Wiener asks why there isn’t a drama about American spies in Moscow, and answers his own question: there really were not any, especially during World War II, when Moscow infiltrated our own government and we did nothing to spy against the Soviets. He does not know, evidently, that there were American spies in Russia at the time, but they were Americans who spied for the Soviets and defected to Russia, namely Joel Barr and Alfred Sarant. As Steven Usdin revealed in his excellent book about them, the two used their expertise to set up the Soviet version of Silicon Valley and helped build up the Soviet military establishment.
Wiener also writes that “Ron Radosh, David Horowitz and Co., [evidently we are now a firm] will be unhappy with this show.” He never thought of e-mailing me or picking up the phone before writing those words. As he now knows, I like the program a lot, although dramatically, it does not come near to Homeland or MI-5 in quality. He adds that we will not like it “because the spies in question are not American communists,” and to be snide, also writes that we “are unhappy about so many things.”

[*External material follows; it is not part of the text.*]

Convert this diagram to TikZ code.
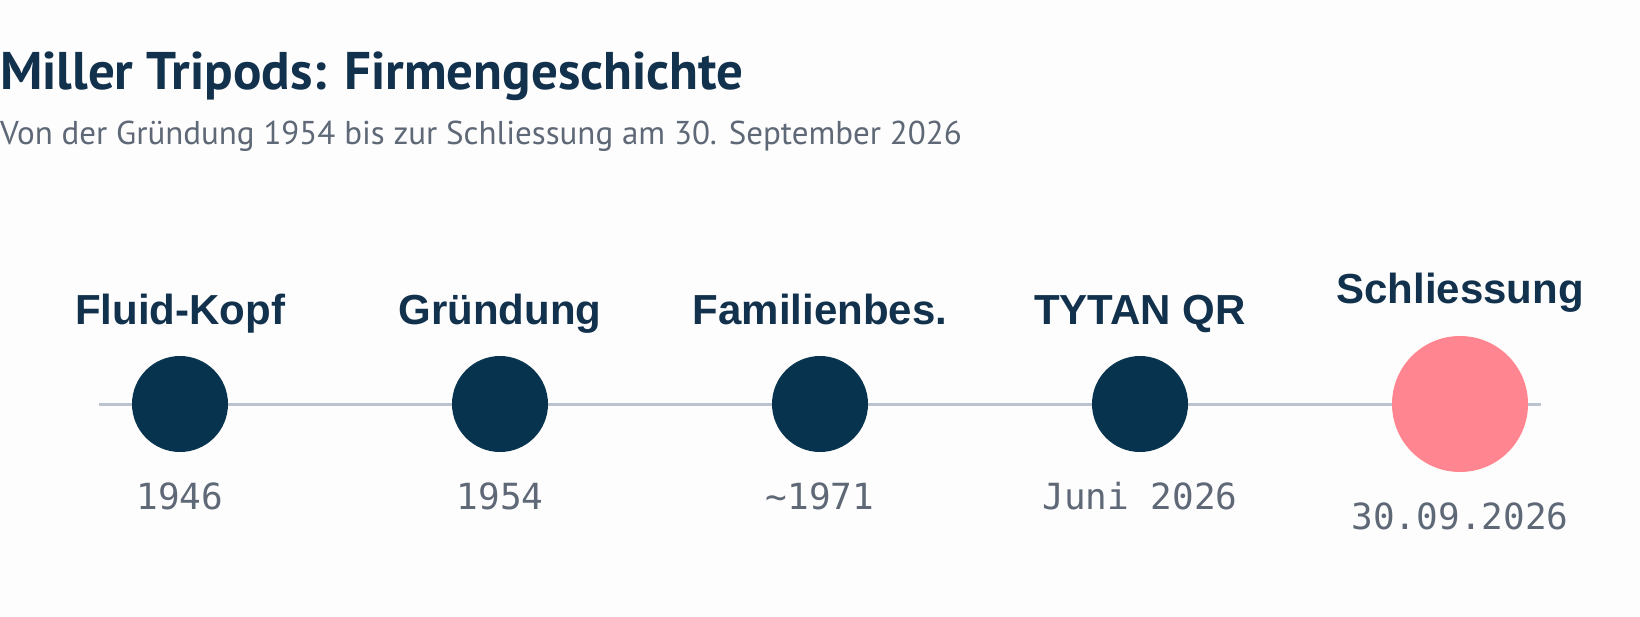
\documentclass[tikz,border=0pt]{standalone}
\usepackage{fontspec}
\setmainfont{Liberation Sans}
\newfontfamily\headfont{PT Sans}
\newfontfamily\datefont{DejaVu Sans Mono}
\definecolor{navy}{HTML}{08334F}
\definecolor{titleblue}{HTML}{12314C}
\definecolor{greytext}{HTML}{5E6876}
\definecolor{linegrey}{HTML}{BAC3CE}
\definecolor{coral}{HTML}{FF8690}
\definecolor{paper}{HTML}{FDFDFD}
\tikzset{
  dot/.style={circle, fill=navy, minimum size=96pt, inner sep=0pt, outer sep=0pt},
  enddot/.style={circle, fill=coral, minimum size=136pt, inner sep=0pt, outer sep=0pt},
  eventlabel/.style={anchor=base, text=titleblue, font=\fontsize{42}{48}\selectfont\bfseries},
  datelabel/.style={anchor=base, text=greytext, font=\fontsize{36}{40}\datefont}
}

\begin{document}
\begin{tikzpicture}[x=1pt, y=1pt]
    % Rahmen
    \fill[paper] (0,0) rectangle (1640,-616);
    \useasboundingbox (0,0) rectangle (1640,-616);

    % Kopf
    \node (title) [anchor=base west, inner sep=0pt, text=titleblue,
        font=\fontsize{53}{58}\headfont\bfseries] at (0,-89) {Miller Tripods: Firmengeschichte};
    \node (subtitle) [anchor=base west, inner sep=0pt, text=greytext,
        font=\fontsize{33}{38}\headfont] at (0,-144) {Von der Gründung 1954 bis zur Schliessung am 30. September 2026};

    % Zeitstrahl
    \coordinate (lstart) at (99,-404);
    \coordinate (lend) at (1541,-404);
    \draw[linegrey, line width=3pt] (lstart) -- (lend);

    % Punkte
    \node (p1) [dot] at (180,-404) {};
    \node (p2) [dot] at (500,-404) {};
    \node (p3) [dot] at (820,-404) {};
    \node (p4) [dot] at (1140,-404) {};
    \node (p5) [enddot] at (1460,-404) {};

    % Beschriftungen oben
    \node (l1) [eventlabel] at (180,-324) {Fluid-Kopf};
    \node (l2) [eventlabel] at (500,-324) {Gründung};
    \node (l3) [eventlabel] at (820,-324) {Familienbes.};
    \node (l4) [eventlabel] at (1140,-324) {TYTAN QR};
    \node (l5) [eventlabel] at (1460,-303) {Schliessung};

    % Daten unten
    \node (d1) [datelabel] at (180,-509) {1946};
    \node (d2) [datelabel] at (500,-509) {1954};
    \node (d3) [datelabel] at (820,-509) {\textasciitilde 1971};
    \node (d4) [datelabel] at (1140,-509) {Juni 2026};
    \node (d5) [datelabel] at (1460,-529) {30.09.2026};
\end{tikzpicture}
\end{document}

Well, there are things to be unhappy about, and much to be pleased with and very happy about. That is the human condition, and will be even if the socialism Wiener believes in were ever to be created. Actually, if that was to be built, there would be a lot to be unhappy about, and even Jon Wiener would quickly learn that. So, maybe in writing the TV series, Mr. Weisberg and his team have socialist Jon Wiener as the perfect audience — a man who hopes the Soviets will triumph in TV land in a way they never did in real life
Thank God it’s only television we’re talking about!